I get A. Are you trying to make me study derivs again next? I made a conscious decision to do PM before derivs for this sort of reason- these formulas drive me crazy to remember them offhand. I just cheated and looked at the formula. Hopefully I didn’t from there go and F up the stupid math.

I think it’s A too 0.00764309855-0.00362704079

and for my math i did 0.00757 x e^ (0.0296 - 0.01) x 180/360 = 0.007645 second part 0.00797/1.01^(90/360) - 0.00764/1.0296^(90/360) = 0.000366 note, i used the 0.00764 as per their 1st part answer and not the 0.007645 b/c it got me to a number a bit more off vs the answers above, but yeah, that’s how i got mine. hopefully this isn’t sneaky in any way and that’s right. i will do derivs i think last- PM then FI then derivs for this kid. derivs are tough to really nail down but once you start to nail them, it’s a good area to be in. i forgot how to do most of the stuff from last year, but i’m hoping that it comes back to me like riding a bike. swaps, bike riding, hopefully similar.

forwards do you use 360 or 365 days in the T calc stuff? i can’t remember. ah derivs, it’s been so long.

It’s been a long for me to banni. I just solved it intuitively like Dreary. And now looking at your solution. I think, I just missed the continuously compounded annually thingy.
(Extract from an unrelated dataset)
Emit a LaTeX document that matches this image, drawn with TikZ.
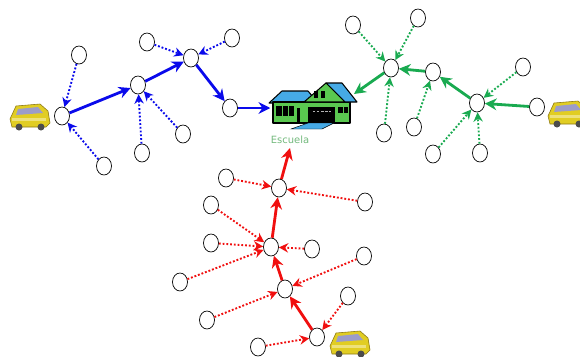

A is indeed that answer. good job gents. these are tricky for me. i am having a hard time understanding these types of questions and the other FRA question on this post. i will post the math of this question if anyone wants to see it.

F= Bannis got this right and i dont wanna re type it Value in 90 days with 180-90= 90 days remaining is: [.00757/ e .01x (90/365)]- [(.00764/e .0296 x (90/365)]= .00037

so it is 365 for futures then? i can never remember- there are some that use a 360 calendar day year and some 365. normally the answers don’t nitpick to the point where it matters, but is that the answer in schweser or CFAI or whatever- 365 as the calendar days? i’ll get back to derivs eventually. going to hammer PM over the long weekend and see if i can’t get through most of it.